Broken glass has always been a slight problem, according to Sara Rich Dorman, but this is the first time she’s seen it get to this extent.
HARBOUR GRACE, NL —A walking trail in Harbour Grace has been littered with broken glass, and one visitor is not pleased about it.
Sara Rich Dorman is a Newfoundlander living in Scotland, but visits Harbour Grace during the summer season to see her parents.
Berry picking and hiking are some of her favourite activities to partake in during her trips home, but this time, Dorman said she didn’t feel safe walking along one of the town’s trails.
Dorman told The Compass that she and her children were walking along one of Harbour Grace’s trails, located behind the RCMP building, just off of Alberta Drive. The trail in question is not a maintained one.
Usually, the family outing involves a leisurely stroll and a search for blueberries and partridge berries. Due to an excessive amount of broken glass along the trail, however, the annual activity got cut short.
“There’s always some broken glass around there. People go camping or something, leave a few bottles, some probably break, that’s not really a big deal,” said Dorman. “But this time, the glass was scattered all over the trail, right where people walk, and there was so, so much more than usual. It was like someone deliberately broke a bunch of bottles and scattered it across the path.”
Dorman described the scene as a layer of glass, noting that it was sad to see the state of the trail, especially compared to previous years.
“I think it’s safe to say that almost everywhere you go on a hike, you’re going to see some litter here and there,” Dorman added. “When people go camping, sometimes broken glass is a result of that. That’s something I can live with, me and the kids can usually ignore it and move on. But this looks intentional. It’s really a shame, and very dangerous.”

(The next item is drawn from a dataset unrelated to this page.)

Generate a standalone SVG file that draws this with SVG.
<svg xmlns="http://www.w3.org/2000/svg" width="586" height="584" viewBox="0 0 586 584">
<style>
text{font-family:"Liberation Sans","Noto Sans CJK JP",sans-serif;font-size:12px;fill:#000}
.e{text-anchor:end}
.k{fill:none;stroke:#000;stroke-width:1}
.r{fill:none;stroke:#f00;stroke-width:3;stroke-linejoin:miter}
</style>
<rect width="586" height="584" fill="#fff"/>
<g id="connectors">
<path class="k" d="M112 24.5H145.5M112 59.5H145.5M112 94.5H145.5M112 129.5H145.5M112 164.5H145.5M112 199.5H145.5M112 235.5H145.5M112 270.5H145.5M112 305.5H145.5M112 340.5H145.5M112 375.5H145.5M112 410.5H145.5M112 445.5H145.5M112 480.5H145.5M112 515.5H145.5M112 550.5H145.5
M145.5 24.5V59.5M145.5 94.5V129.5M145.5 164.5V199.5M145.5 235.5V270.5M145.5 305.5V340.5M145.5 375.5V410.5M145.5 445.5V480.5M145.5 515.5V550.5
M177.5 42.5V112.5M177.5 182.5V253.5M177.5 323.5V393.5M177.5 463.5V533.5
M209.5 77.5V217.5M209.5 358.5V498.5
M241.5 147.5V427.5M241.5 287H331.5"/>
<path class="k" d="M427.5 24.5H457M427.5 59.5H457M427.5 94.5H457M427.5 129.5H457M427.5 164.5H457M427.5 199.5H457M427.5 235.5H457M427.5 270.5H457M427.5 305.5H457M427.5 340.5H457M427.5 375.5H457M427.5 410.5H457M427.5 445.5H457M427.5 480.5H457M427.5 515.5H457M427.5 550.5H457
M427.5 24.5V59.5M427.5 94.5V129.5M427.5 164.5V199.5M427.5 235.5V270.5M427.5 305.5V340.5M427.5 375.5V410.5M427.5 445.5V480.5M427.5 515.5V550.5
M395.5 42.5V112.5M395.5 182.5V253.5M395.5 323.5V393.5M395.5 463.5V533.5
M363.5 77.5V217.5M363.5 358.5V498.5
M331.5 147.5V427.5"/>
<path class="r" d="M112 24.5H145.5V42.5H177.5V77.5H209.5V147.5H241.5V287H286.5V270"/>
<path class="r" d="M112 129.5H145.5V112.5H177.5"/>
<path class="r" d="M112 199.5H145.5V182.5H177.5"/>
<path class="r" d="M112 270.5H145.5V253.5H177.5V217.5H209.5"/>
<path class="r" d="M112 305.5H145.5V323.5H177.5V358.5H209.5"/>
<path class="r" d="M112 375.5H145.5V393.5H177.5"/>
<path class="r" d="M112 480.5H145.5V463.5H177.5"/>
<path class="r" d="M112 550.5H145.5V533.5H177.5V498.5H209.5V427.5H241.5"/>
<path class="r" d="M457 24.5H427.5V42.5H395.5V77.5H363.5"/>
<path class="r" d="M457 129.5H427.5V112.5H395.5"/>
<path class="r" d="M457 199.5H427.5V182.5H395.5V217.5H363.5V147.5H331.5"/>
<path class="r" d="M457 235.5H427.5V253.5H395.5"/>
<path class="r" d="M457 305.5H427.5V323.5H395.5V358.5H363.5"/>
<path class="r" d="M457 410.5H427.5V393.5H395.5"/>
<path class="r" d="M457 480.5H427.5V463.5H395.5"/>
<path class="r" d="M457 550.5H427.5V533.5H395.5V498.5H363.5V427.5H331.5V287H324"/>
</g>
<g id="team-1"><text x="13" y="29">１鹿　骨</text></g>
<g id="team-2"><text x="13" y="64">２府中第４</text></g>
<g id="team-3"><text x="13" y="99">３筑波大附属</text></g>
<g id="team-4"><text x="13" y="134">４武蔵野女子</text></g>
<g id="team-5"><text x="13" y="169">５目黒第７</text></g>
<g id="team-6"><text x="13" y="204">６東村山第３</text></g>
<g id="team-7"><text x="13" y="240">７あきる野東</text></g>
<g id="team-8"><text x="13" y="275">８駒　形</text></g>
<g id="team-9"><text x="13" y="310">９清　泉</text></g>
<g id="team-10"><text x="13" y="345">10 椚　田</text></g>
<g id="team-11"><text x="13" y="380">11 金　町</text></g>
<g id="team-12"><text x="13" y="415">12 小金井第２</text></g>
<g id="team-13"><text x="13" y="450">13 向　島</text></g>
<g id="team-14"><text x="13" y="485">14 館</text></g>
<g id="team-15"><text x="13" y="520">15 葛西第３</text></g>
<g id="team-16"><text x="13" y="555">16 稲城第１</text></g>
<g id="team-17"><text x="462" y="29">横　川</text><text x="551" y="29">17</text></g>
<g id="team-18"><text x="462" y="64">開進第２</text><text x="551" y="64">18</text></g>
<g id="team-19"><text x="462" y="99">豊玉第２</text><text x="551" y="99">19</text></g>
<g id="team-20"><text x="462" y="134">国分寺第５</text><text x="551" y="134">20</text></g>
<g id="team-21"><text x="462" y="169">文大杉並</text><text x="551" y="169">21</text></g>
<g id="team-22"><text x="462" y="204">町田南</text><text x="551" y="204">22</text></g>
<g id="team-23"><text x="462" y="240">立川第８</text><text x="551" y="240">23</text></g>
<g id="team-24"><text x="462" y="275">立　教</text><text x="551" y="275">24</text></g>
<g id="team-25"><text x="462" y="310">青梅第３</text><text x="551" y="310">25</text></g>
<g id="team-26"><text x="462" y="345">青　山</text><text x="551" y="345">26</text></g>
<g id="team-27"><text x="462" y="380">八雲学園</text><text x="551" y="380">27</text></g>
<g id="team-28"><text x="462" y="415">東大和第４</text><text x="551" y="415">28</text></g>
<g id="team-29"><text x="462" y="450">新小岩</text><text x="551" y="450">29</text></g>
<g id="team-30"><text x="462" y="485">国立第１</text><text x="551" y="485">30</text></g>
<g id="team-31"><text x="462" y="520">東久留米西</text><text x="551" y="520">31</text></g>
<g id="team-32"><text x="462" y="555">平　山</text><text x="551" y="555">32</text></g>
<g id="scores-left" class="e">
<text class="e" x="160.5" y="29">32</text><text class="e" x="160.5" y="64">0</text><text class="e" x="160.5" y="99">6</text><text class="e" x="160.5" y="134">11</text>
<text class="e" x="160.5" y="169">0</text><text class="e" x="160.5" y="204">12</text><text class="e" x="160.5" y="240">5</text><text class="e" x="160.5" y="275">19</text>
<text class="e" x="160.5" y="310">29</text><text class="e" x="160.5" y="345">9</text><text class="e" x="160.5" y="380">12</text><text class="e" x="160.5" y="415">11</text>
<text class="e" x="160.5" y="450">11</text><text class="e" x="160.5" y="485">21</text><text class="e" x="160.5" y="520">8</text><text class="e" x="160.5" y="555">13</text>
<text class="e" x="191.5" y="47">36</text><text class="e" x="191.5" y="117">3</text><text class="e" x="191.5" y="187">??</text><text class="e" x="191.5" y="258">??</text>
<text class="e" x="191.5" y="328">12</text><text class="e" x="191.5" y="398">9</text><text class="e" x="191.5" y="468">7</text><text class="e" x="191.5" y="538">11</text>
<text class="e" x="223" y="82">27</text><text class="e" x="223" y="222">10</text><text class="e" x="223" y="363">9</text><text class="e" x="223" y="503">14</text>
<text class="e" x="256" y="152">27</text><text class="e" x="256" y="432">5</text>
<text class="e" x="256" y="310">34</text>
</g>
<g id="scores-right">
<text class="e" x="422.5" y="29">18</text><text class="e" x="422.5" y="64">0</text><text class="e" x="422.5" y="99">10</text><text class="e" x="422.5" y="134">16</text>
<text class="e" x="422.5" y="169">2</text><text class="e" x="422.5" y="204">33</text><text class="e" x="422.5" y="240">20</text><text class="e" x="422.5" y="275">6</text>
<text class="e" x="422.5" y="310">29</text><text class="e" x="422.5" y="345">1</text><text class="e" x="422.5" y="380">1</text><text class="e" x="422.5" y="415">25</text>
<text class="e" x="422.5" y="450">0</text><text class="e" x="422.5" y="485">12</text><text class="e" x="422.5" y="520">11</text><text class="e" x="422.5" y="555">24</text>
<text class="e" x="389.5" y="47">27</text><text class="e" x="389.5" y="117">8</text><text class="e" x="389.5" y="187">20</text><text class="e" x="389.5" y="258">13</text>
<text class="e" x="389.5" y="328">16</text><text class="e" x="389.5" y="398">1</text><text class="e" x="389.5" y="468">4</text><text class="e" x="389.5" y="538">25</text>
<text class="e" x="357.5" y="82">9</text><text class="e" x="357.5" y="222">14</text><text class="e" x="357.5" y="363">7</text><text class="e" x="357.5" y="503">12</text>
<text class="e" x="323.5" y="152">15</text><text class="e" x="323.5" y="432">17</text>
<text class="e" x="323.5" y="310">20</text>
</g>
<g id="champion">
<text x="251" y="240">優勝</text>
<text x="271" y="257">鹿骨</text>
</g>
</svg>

Dorman added that the area is usually a good spot for berry pickers, specifically for those looking for partridge berries, but would advise anyone going into the area to proceed with caution.
The trail in question is often frequented by ATVs, as well as the occasional fellow walker, according to Dorman, who added that she’d like to see a bigger effort put in place by council to avoid such situations for the sake of the people who use the trail year-round.
“I’m only here during the summer, but I think it’s important that these kinds of things get looked after, especially for the people who live here that might go there more often than I can.”